• [Task instructions]: Print nothing but the lines from the start of the listing below through the line that contains "y_ticks = [0, 0.5, 1, 1.5, 2, 2.5, 3, 3.5, 4]". Do not include the pictures.

• [Collected material]:
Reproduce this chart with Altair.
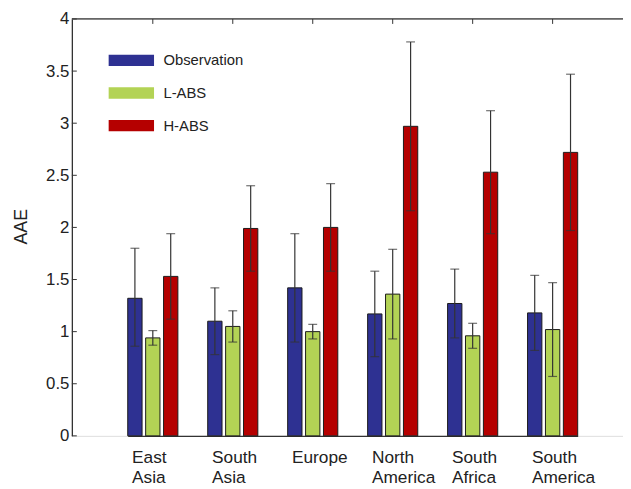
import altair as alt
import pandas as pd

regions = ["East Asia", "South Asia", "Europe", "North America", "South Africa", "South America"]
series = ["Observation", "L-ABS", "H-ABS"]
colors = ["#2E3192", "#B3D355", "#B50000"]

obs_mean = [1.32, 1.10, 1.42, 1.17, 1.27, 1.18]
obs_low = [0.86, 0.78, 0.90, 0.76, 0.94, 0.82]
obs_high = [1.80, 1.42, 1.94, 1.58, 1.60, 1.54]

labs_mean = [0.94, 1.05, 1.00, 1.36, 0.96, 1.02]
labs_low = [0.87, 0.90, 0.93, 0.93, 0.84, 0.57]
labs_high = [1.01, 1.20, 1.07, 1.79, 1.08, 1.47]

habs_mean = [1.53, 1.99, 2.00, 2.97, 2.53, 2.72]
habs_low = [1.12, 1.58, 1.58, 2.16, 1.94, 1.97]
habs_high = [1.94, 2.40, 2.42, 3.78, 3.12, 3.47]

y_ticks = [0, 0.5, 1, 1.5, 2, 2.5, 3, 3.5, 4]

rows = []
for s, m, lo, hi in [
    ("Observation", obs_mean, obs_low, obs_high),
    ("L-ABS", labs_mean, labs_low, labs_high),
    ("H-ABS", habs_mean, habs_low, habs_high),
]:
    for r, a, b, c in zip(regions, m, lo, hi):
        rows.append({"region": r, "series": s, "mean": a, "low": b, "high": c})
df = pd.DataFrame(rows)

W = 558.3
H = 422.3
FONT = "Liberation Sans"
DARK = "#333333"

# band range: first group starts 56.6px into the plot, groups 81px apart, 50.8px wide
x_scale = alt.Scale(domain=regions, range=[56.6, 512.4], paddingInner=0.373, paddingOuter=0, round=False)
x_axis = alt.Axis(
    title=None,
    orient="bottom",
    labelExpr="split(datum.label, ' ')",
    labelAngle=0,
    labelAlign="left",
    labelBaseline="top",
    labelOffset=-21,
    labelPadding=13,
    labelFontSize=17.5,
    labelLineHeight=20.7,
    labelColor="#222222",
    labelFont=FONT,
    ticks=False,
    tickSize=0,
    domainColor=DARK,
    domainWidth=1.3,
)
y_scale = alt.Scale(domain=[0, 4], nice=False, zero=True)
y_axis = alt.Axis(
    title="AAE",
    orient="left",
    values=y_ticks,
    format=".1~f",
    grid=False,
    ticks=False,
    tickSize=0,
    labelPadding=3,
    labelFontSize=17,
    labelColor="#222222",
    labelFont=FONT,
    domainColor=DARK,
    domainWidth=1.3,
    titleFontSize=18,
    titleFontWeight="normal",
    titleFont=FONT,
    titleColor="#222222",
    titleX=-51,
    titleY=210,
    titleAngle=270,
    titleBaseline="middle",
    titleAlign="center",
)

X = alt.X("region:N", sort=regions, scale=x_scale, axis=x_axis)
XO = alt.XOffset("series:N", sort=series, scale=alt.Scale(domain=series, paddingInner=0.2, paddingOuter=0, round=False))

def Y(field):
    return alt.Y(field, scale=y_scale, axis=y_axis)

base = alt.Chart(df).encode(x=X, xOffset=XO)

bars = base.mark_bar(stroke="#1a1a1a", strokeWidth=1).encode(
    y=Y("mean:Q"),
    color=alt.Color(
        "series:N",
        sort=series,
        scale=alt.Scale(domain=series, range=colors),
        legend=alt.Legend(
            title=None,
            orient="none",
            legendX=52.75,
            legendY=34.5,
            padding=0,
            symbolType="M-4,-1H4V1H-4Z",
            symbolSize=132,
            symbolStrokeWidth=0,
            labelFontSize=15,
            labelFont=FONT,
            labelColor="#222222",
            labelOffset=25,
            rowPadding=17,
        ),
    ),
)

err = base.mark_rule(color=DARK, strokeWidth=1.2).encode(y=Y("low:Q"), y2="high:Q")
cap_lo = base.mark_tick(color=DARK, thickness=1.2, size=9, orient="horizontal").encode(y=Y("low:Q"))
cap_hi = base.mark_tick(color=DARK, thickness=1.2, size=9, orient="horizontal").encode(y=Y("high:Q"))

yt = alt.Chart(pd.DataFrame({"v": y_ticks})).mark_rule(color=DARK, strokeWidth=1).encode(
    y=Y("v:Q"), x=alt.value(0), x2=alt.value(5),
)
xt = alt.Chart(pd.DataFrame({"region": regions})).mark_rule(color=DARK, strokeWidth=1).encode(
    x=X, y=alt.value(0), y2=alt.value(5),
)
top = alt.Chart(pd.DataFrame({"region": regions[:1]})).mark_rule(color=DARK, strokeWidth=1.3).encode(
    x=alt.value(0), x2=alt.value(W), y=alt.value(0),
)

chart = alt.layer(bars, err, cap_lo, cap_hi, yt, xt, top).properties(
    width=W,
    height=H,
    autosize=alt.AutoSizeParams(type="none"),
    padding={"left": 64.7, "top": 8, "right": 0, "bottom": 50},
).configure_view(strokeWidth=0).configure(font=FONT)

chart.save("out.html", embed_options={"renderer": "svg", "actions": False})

• [Correct response]:
Reproduce this chart with Altair.
import altair as alt
import pandas as pd

regions = ["East Asia", "South Asia", "Europe", "North America", "South Africa", "South America"]
series = ["Observation", "L-ABS", "H-ABS"]
colors = ["#2E3192", "#B3D355", "#B50000"]

obs_mean = [1.32, 1.10, 1.42, 1.17, 1.27, 1.18]
obs_low = [0.86, 0.78, 0.90, 0.76, 0.94, 0.82]
obs_high = [1.80, 1.42, 1.94, 1.58, 1.60, 1.54]

labs_mean = [0.94, 1.05, 1.00, 1.36, 0.96, 1.02]
labs_low = [0.87, 0.90, 0.93, 0.93, 0.84, 0.57]
labs_high = [1.01, 1.20, 1.07, 1.79, 1.08, 1.47]

habs_mean = [1.53, 1.99, 2.00, 2.97, 2.53, 2.72]
habs_low = [1.12, 1.58, 1.58, 2.16, 1.94, 1.97]
habs_high = [1.94, 2.40, 2.42, 3.78, 3.12, 3.47]

y_ticks = [0, 0.5, 1, 1.5, 2, 2.5, 3, 3.5, 4]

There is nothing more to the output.